A word on the intellectual convictions of these India-baiters in Bangladesh. Ms Zia represents the middle and upper classes of Bangladeshi society, she has support of the army, in fact, she is treated as “one of us”, unlike Ms Hassina who drew most of her support base among the poorer elements of society. This elite continues to foster deep socio-ideological commonality with their counterparts in Pakistan.

This home truth wasn’t lost to Ms Hassina totally. It may be recalled that even she, as a last ditch effort, adopted a shrill, anti-India rhetoric in her electoral campaigns.But against the wave of Islamic fervour and anti-incumbency, pretty predictable now in our region, she was swept away. Towards her last weeks in power, she reportedly began to shudder even at the mention of India, so what if in her heart of hearts, she believed in the need for better Indo-Bangladesh relations.

Ms Hassina went to the extent of stalling any deal with India on Bangladesh’s huge gas reserves just to “pre-empt” the charge of sell out. Through backroom channels she would say that Bangladesh would get this issue back on track when she returns for another five-year term.
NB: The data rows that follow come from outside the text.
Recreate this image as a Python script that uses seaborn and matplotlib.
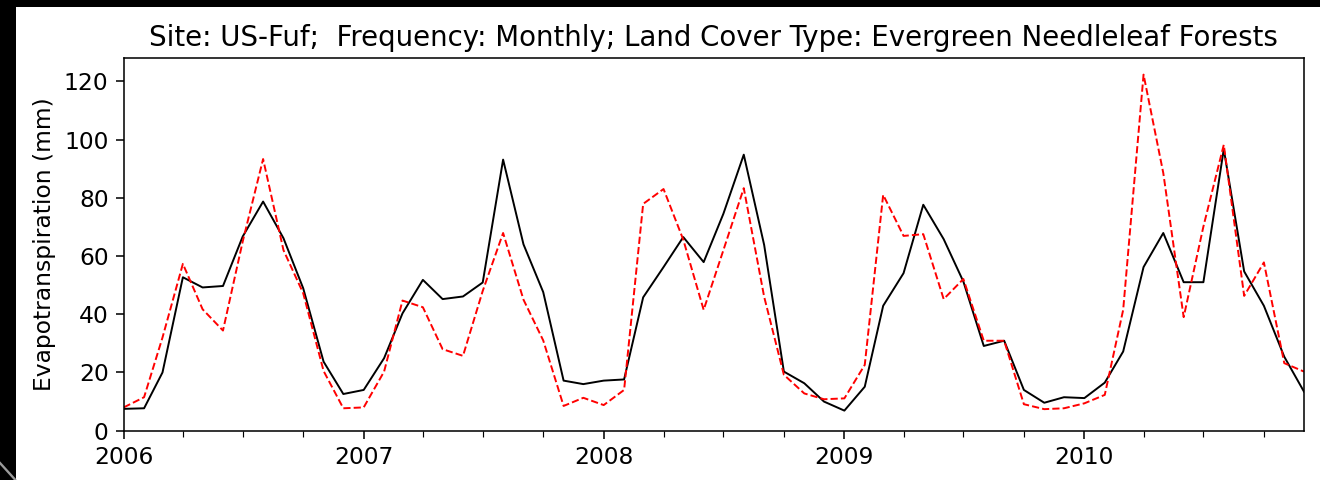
import matplotlib
matplotlib.use("Agg")
import matplotlib.pyplot as plt
import matplotlib.dates as mdates
from matplotlib.patches import Rectangle
from matplotlib.lines import Line2D
import numpy as np
import pandas as pd
import seaborn as sns

# Monthly evapotranspiration (mm), Jan 2006 - Dec 2010
months = pd.date_range("2006-01-01", "2010-12-01", freq="MS")

et_observed = [
    7.5, 7.7, 20.0, 52.7, 49.2, 49.7, 66.7, 78.7, 66.1, 48.9, 23.7, 12.6,
    14.0, 24.9, 40.3, 51.8, 45.2, 46.1, 50.9, 93.1, 64.0, 47.6, 17.2, 16.0,
    17.2, 17.6, 45.8, 56.2, 66.5, 57.9, 74.5, 94.8, 63.8, 20.3, 16.3, 10.0,
    6.9, 15.1, 42.9, 54.1, 77.6, 65.8, 51.2, 29.1, 30.9, 14.0, 9.6, 11.5,
    11.2, 16.5, 27.2, 56.2, 67.9, 51.0, 51.0, 96.7, 54.7, 42.9, 25.4, 13.4,
]

et_model = [
    8.0, 11.5, 32.0, 57.3, 41.7, 34.4, 65.0, 93.3, 62.0, 47.2, 20.5, 7.7,
    8.0, 20.3, 44.7, 42.4, 28.0, 25.7, 48.0, 67.9, 45.0, 31.0, 8.5, 11.3,
    8.8, 14.0, 77.9, 83.0, 65.6, 41.5, 62.0, 83.3, 46.0, 19.2, 12.8, 10.8,
    11.1, 22.6, 81.0, 66.9, 67.5, 45.2, 52.1, 30.9, 30.9, 9.1, 7.4, 7.7,
    9.4, 12.3, 41.5, 122.3, 88.5, 39.0, 70.1, 98.2, 46.3, 57.8, 23.2, 20.3,
]

title_text = "Site: US-Fuf;  Frequency: Monthly; Land Cover Type: Evergreen Needleleaf Forests"
ylabel_text = "Evapotranspiration (mm)"

df = pd.DataFrame({"date": months, "observed": et_observed, "model": et_model})

plt.rcParams["font.family"] = ["DejaVu Sans"]

dpi = 140
fig = plt.figure(figsize=(1320 / dpi, 480 / dpi), dpi=dpi, facecolor="black")

# white page area inside the dark frame
fig.add_artist(Rectangle((16 / 1320, 0), 1 - 16 / 1320, 1 - 7 / 480,
                         transform=fig.transFigure, facecolor="white",
                         edgecolor="none", zorder=-10))
fig.add_artist(Line2D([0, 15 / 1320], [1 - 463 / 480, 1 - 479.5 / 480],
                      transform=fig.transFigure, color="#9a9a9a", lw=1.2))

ax = fig.add_axes([123.7 / 1320, 1 - 430.7 / 480, (1304 - 123.7) / 1320,
                   (430.7 - 58) / 480])
ax.set_facecolor("white")

sns.lineplot(data=df, x="date", y="observed", ax=ax, color="black",
             linewidth=1.0)
sns.lineplot(data=df, x="date", y="model", ax=ax, color="red",
             linewidth=1.0, linestyle="--")

ax.set_xlim(months[0], months[-1])
ax.set_ylim(0, 128)
ax.set_yticks([0, 20, 40, 60, 80, 100, 120])
ax.xaxis.set_major_locator(mdates.YearLocator())
ax.xaxis.set_major_formatter(mdates.DateFormatter("%Y"))
ax.xaxis.set_minor_locator(mdates.MonthLocator(bymonth=[1, 4, 7, 10]))

ax.set_xlabel("")
ax.set_ylabel(ylabel_text, fontsize=12)
ax.set_title(title_text, fontsize=14.2)
ax.tick_params(axis="both", which="major", labelsize=12, length=4.3)
ax.tick_params(axis="x", which="minor", length=3)

fig.savefig("out.png", dpi=dpi, facecolor=fig.get_facecolor())
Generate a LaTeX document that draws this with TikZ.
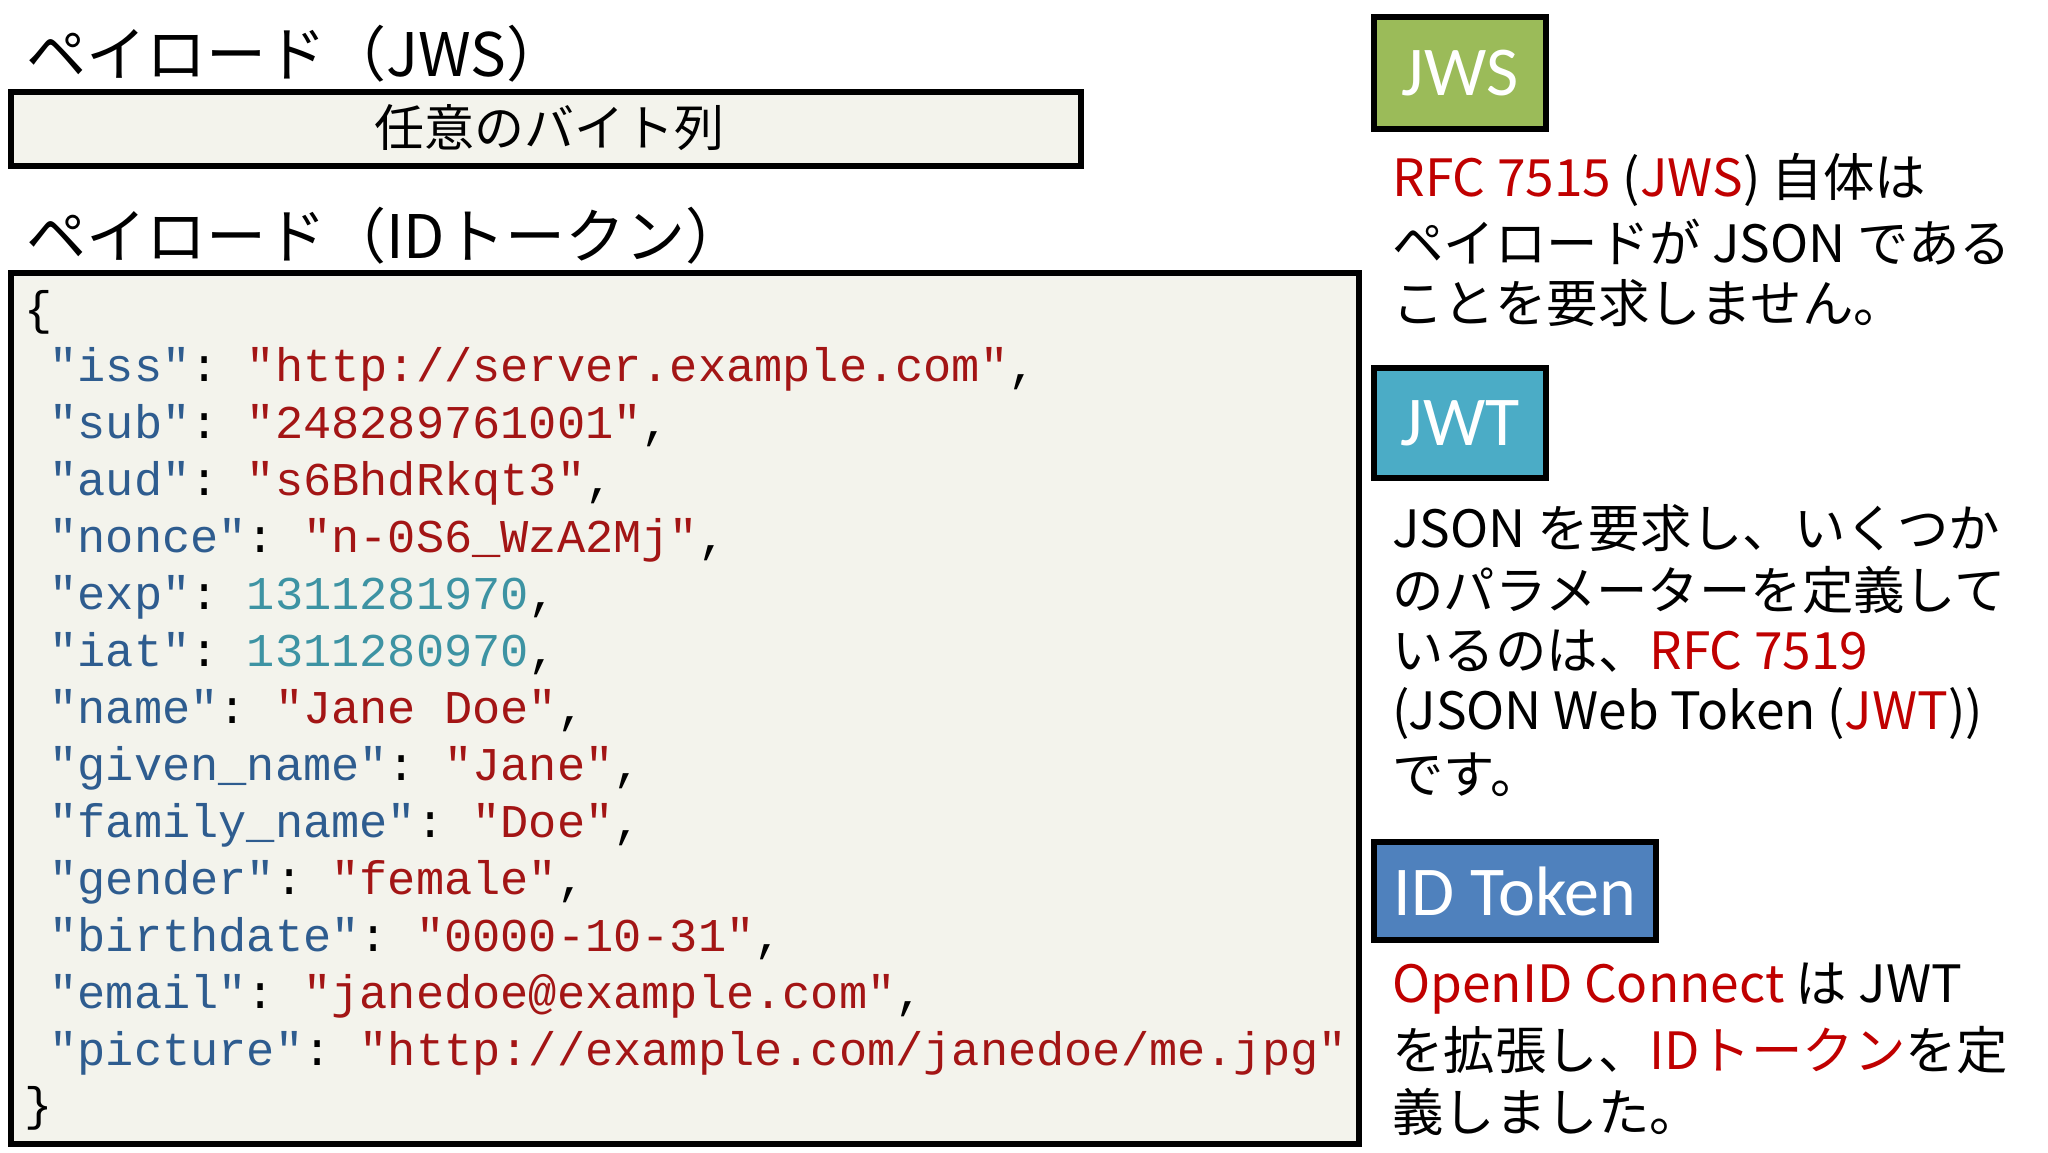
\documentclass[tikz,border=0pt]{standalone}
\usepackage{fontspec}
\setmainfont{Noto Sans CJK JP}
\setmonofont{Liberation Mono}
\newfontfamily\boxfont{Carlito}
\definecolor{kb}{HTML}{2E5C8F}
\definecolor{sr}{HTML}{A31515}
\definecolor{nt}{HTML}{3D93A3}
\definecolor{rr}{HTML}{C00000}
\definecolor{bg}{HTML}{F3F3EC}
\definecolor{gjws}{HTML}{9BBB59}
\definecolor{bjwt}{HTML}{4BACC6}
\definecolor{bid}{HTML}{4F81BD}
\newcommand{\K}[1]{\textcolor{kb}{"#1"}}
\newcommand{\Sv}[1]{\textcolor{sr}{"#1"}}
\newcommand{\N}[1]{\textcolor{nt}{#1}}
\newcommand{\R}[1]{\textcolor{rr}{#1}}
\begin{document}
\begin{tikzpicture}[x=0.5pt,y=-0.5pt,
  title/.style={anchor=west,inner sep=0pt,font=\fontsize{30}{34}\selectfont},
  code/.style={anchor=west,inner sep=0pt,font=\ttfamily\fontsize{23.5}{26}\selectfont},
  tag/.style={draw=black,line width=2.6pt,text=white,font=\boxfont\fontsize{35}{38}\selectfont,inner sep=0pt},
  txt/.style={anchor=west,inner sep=0pt,font=\fontsize{25.7}{30}\selectfont}]
\useasboundingbox (0,0) rectangle (2048,1152);
\fill[white] (0,0) rectangle (2048,1152);
\node[title] (t1) at (26,54) {ペイロード（JWS）};
\draw[line width=2.6pt,fill=bg] (11,92) rectangle (1081,166);
\node[inner sep=0pt,font=\fontsize{25}{28}\selectfont] (b1) at (549,128) {任意のバイト列};
\node[title] (t2) at (26,236) {ペイロード（IDトークン）};
\draw[line width=2.6pt,fill=bg] (11,273) rectangle (1359,1144);
\node[code] (c0) at (24,312) {\{};
\node[code] (c1) at (49,369) {\K{iss}: \Sv{http://server.example.com},};
\node[code] (c2) at (49,426) {\K{sub}: \Sv{248289761001},};
\node[code] (c3) at (49,483) {\K{aud}: \Sv{s6BhdRkqt3},};
\node[code] (c4) at (49,540) {\K{nonce}: \Sv{n-0S6\_WzA2Mj},};
\node[code] (c5) at (49,597) {\K{exp}: \N{1311281970},};
\node[code] (c6) at (49,654) {\K{iat}: \N{1311280970},};
\node[code] (c7) at (49,711) {\K{name}: \Sv{Jane Doe},};
\node[code] (c8) at (49,768) {\K{given\_name}: \Sv{Jane},};
\node[code] (c9) at (49,825) {\K{family\_name}: \Sv{Doe},};
\node[code] (c10) at (49,882) {\K{gender}: \Sv{female},};
\node[code] (c11) at (49,939) {\K{birthdate}: \Sv{0000-10-31},};
\node[code] (c12) at (49,996) {\K{email}: \Sv{janedoe@example.com},};
\node[code] (c13) at (49,1053) {\K{picture}: \Sv{http://example.com/janedoe/me.jpg}};
\node[code] (c14) at (24,1108) {\}};
\node[tag,fill=gjws,minimum width=86pt,minimum height=56pt] (jws) at (1460,73) {JWS};
\node[txt] (a1) at (1392,180) {\R{RFC 7515} (\R{JWS}) 自体は};
\node[txt] (a2) at (1392,242) {ペイロードが JSON である};
\node[txt] (a3) at (1392,303) {ことを要求しません。};
\node[tag,fill=bjwt,minimum width=86pt,minimum height=55pt] (jwt) at (1460,423) {JWT};
\node[txt] (w1) at (1392,528) {JSON を要求し、いくつか};
\node[txt] (w2) at (1392,590) {のパラメーターを定義して};
\node[txt] (w3) at (1392,651) {いるのは、\R{RFC 7519}};
\node[txt] (w4) at (1392,713) {(JSON Web Token (\R{JWT}))};
\node[txt] (w5) at (1392,775) {です。};
\node[tag,fill=bid,minimum width=141pt,minimum height=49pt] (idt) at (1515,891) {ID Token};
\node[txt] (i1) at (1392,989) {\R{OpenID Connect} は JWT};
\node[txt] (i2) at (1392,1050) {を拡張し、\R{IDトークン}を定};
\node[txt] (i3) at (1392,1112) {義しました。};
\end{tikzpicture}
\end{document}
In this process, Ms Hassina failed to oblige American business interests represented by infrastructure providers like Unocal.

Now that Ms Zia is the supreme leader on our eastern border, the best bet is to therefore tell her that gas is her chance to repeat her political success on the economic front. After all, she too will face an anti-incumbency factor in some years, unless she addresses the economic horrors staring her country. Given her political compulsions vis-a-vis her coalition partners, we can encourage her to sell this within her country as a deal with prosperity, America, and India, in that order. Our fears are not just with Ms Zia’s coalition partners. Even her last cabinet had no dearth of India-baiters. So, one doesn’t know whether the cabinet this time will be open to a deal, even if the US is packaged as a principal player.

There may be, after all, a rising anger against US itself, after what it may have to do to Afghanistan and Osama bin Laden, to satiate its own political compulsions at home. But the way Gen Musharraf has turned against the Taliban, and sundry “jehadi” elements of the super-rabid variety, lends hope that if the US really wants it, Ms Zia might put business relationships and capital flow on the forefront. Especially so, if the Bush Administration tastes some success in its concert against “jehadis”, state agencies and sponsors of terrorism, and the clerics who egg them on. The one common class that is represent pan-Islamic conviction.

Another thing we could warn Ms Zia and her advisors, through Track 2, if need be, is that intelligence agencies and fundamentalist elements will give her a completely hostile feedback to any economic deal with the US and India. But going by Ms Hasina’s fate, is there a substitute to economic growth? Also, important is moulding political opinion here in India that we are not out to make a “killing” on Bangladesh gas, but an equitable arrangement, instead. That will help the moderates in Dhaka save face. We must also tell Ms Zia in no uncertain terms that Bangladesh is not our only option. For one, some progress, it is reliably learnt, has been made with Myanmar to get us alternate transportational access.

We could also tell her that the fact that she rides such an overwhelming mandate today is her one big chance to usher a new business climate for her belleagured nation. There is no way she should let this opportunity go by. Ficci, CII and chambers of American industry could be encouraged to do their bit to create this mood.

All said, our future relationship with Bangladesh hinges on an externality. It gets better, only if a more moderate Pakistan emerges out of ‘Operation Enduring Justice’.